**The problem**
Pictures stay out of this copy, which runs from the first line of the material through the line containing "ErrorBar, LabelList, Legend".

**Provided data**
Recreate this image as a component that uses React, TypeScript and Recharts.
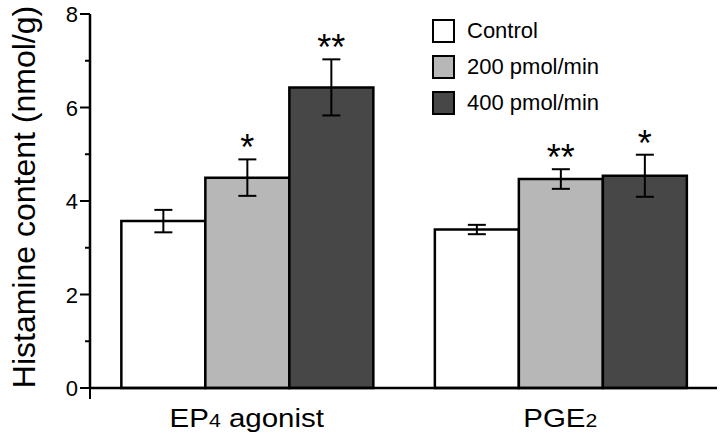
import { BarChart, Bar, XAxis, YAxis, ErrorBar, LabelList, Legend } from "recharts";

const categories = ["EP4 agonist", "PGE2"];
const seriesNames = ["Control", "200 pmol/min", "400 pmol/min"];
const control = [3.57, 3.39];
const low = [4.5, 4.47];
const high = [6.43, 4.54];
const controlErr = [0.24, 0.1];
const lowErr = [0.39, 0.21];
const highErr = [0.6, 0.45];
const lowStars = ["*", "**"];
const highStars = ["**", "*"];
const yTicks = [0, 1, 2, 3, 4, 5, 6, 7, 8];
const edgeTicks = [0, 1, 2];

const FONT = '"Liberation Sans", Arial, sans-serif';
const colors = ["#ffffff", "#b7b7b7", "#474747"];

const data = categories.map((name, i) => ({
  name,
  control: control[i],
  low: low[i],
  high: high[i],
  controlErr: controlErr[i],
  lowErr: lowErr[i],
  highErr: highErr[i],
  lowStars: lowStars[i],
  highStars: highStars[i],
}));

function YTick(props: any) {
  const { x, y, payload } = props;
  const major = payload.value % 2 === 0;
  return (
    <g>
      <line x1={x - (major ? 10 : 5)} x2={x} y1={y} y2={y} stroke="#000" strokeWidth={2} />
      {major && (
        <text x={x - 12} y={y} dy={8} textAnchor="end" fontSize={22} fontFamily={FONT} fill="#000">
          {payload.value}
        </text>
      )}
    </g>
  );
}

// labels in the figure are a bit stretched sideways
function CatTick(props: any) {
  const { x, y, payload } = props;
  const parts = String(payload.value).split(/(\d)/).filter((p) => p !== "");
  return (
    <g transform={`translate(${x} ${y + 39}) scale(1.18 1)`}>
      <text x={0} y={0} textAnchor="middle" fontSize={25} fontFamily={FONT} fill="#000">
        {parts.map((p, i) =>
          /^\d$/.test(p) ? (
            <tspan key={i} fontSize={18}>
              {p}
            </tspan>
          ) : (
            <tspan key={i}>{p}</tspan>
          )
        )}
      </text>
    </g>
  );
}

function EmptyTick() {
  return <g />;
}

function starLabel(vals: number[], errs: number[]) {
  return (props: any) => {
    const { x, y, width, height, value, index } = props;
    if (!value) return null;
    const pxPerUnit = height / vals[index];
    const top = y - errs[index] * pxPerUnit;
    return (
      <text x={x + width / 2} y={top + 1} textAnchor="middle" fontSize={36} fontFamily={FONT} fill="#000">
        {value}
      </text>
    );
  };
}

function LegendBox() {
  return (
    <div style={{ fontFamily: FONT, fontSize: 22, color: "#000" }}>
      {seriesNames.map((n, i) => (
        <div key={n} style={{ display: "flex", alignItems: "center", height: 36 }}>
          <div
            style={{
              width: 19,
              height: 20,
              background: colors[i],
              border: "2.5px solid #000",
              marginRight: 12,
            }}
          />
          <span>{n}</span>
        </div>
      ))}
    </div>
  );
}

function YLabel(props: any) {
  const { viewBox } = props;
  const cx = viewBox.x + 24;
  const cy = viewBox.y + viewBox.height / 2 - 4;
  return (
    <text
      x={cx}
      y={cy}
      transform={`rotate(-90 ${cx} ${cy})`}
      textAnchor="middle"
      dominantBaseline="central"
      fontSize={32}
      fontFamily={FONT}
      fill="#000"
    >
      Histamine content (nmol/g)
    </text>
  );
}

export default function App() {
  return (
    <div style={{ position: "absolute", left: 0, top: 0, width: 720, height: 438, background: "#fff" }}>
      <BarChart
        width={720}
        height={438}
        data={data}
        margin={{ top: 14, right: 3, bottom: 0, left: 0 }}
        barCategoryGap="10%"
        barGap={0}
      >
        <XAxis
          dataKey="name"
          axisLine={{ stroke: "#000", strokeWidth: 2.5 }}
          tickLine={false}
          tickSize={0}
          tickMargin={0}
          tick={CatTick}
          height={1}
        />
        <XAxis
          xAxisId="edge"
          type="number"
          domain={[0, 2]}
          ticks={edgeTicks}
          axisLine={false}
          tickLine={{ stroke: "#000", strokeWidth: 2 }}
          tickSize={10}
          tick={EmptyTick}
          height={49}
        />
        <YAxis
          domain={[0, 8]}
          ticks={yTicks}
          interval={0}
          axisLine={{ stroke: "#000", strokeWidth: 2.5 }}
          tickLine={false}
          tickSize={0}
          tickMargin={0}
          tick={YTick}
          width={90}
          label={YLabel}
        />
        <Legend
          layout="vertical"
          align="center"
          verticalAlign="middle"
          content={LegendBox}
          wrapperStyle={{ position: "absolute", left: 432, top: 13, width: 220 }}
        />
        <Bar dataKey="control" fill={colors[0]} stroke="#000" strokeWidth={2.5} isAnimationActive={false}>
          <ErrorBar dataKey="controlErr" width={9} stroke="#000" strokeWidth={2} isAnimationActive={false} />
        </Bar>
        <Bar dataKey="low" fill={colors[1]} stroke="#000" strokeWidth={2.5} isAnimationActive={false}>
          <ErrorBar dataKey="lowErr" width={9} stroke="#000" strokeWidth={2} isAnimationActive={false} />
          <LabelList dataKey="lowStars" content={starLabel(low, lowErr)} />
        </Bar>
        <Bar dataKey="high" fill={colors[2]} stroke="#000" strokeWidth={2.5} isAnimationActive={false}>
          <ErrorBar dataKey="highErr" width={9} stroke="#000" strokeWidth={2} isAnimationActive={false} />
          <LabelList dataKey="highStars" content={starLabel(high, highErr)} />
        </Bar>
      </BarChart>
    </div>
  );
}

**Full solution**
Recreate this image as a component that uses React, TypeScript and Recharts.
import { BarChart, Bar, XAxis, YAxis, ErrorBar, LabelList, Legend } from "recharts";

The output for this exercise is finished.